Though I fled the war before its end, the Spaniards eventually thundered through Granada. In the treaty that followed, the Moors were told they could remain in the city so long as they declared loyalty to our esteemed King Fernando and Queen Isabella–the fools. My countrymen might have seen the Jews as a cancer, but the Moslems were the plague. Of course, if you are a student of history like me, you no doubt learned that soon those Moors who would not convert were deported to Africa or rounded up and sent to secret prisons. This should come as no surprise. Those who fight and die for the glory of God do not readily hand out consolation prizes to the conquered.

When I was younger, the outcome of this treaty did not displease me. I was a devout Catholic, a peaceful religion. Catholics spilled blood but mop up with a rosary. We prayed for the souls of those we have butchered. We loved all of God’s creatures. We asked only that those who are not God’s creatures be relegated to the dungeons and alleyways that befit stray dogs. Such is the black death of my gallows humor. Forgive me, my dear, but travel takes from a man more than time.
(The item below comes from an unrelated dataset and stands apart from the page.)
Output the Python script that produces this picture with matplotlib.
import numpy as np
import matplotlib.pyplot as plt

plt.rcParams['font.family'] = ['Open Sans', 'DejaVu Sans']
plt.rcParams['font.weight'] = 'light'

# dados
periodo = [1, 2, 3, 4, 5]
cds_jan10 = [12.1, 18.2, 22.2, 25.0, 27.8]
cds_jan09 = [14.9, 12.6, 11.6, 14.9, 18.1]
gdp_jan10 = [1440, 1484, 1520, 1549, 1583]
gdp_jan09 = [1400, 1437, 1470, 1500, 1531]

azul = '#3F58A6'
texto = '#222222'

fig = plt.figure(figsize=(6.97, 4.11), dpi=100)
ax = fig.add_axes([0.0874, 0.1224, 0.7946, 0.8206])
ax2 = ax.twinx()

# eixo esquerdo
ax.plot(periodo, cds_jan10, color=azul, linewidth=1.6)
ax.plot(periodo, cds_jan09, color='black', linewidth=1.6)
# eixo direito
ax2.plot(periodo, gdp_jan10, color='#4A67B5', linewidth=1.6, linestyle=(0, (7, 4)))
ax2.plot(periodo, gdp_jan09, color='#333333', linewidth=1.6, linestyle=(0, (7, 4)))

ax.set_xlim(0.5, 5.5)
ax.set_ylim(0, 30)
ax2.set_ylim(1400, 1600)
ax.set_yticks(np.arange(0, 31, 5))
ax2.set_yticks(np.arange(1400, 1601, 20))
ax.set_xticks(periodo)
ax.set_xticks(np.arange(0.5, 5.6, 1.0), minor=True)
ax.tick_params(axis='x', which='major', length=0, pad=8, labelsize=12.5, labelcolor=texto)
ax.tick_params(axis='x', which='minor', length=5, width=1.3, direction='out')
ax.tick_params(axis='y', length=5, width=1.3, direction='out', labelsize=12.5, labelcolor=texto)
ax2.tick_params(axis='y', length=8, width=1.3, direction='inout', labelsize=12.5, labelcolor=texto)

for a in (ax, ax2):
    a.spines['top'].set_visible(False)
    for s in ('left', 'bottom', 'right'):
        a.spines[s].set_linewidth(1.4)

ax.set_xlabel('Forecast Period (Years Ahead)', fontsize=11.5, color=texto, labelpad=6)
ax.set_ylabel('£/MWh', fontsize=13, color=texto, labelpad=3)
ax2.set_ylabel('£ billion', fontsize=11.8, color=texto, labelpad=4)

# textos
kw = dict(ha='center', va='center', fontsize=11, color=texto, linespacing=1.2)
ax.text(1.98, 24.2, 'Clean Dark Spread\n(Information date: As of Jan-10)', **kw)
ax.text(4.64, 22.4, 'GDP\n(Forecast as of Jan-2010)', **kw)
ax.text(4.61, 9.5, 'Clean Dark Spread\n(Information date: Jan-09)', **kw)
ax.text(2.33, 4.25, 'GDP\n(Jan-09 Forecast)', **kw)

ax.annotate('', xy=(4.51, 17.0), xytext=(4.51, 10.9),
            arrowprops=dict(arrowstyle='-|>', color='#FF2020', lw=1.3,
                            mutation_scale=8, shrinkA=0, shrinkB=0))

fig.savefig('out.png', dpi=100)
With the Moors slaughtered and the Jews expelled, Lady Spain become whole again. It was in the aftermath of this bloody peace that Cristobal Colon was sent to drape the rest of the undiscovered world in the flag of dual red crossed stripes lined with barb. Colon, too, was a fool, as is any man who believes he can fight a country that desires, above all else, wealth. It happened to Columbus, to de León, to me.

Under the employ of that stunted barbarian Juan Ponce de Leon, I would journey to La Florida in search of the fabled fountain of youth. Then he tossed me overboard, broke my dreams like a fat woman would a moldy board, left me marooned with nothing more than a dagger, some parchment, on which I now write, a quill, a vial of ink, and a crusty biscuit. So my fellow students of history, you might know him as Señor Juan Ponce de León, famed explorer, discoverer of La Florida, seeker of the Fountain of Youth, but I will always know him as La Puta Fortunada, and by God’s ankle he was a lucky whore. Off course, my life has only gone astray because of a woman. My sweet, I tried to bring it back for you. But this was a cup I alone could not carry.

Starving, delirious, and oddly aroused, I emerged from the frothy afternoon tide and climbed the dunes of a fair beach and stumbled, half-drunk, out into a dark forest of hunching elms. There I found the path, as the Timucan wise men had foretold. After urinating in the bushes nearby the pool, I jumped in, broke my leg, and have been waiting in the forest ever since. The Timuca believe I am a ghost. On occasion, they come, munching their burnt brown hard breads. Apparently, they do not believe that ghosts are in need of sustenance. At the crest of death, and all I desire is a Sevillian orange-marmalade cookie–that and to gut de León like a pig.

Where am I? Somewhere off the northeast coast of the island La Florida. Truly, I cannot say. All I know is that my leg is mossy and the infection is spreading to my groin. So even if I survive, it will be only for my words, for the completion of my history, the grand period. And de León, that evil, brave, arrogant, inspiring, miserable, cheating, beautiful-bearded, lying bastard, never came back for me.

Most men’s lives do not run on parallel tracks. If they did, we should always have peace. Sadly, one need only unfold a map of the world and spit at random to find a parcel of war-torn land, for man is always at war with himself. Even if the fountain of youth is discovered, man will persist to fight for and die, muddying its majestic waters. Perhaps there is some small hope of being rescued, but I am no longer a hopeful man. The last thing Colon ever said to me was, “I pity the dreamers. This fair land was meant to lie beyond war. Now we have led the Devil himself to the gates of Heaven.”

Dear students of history, if you discover my body, please take my left hand out of my trousers. There is a reason the crew of Cristobel Colon used to call me “El Zurdo.”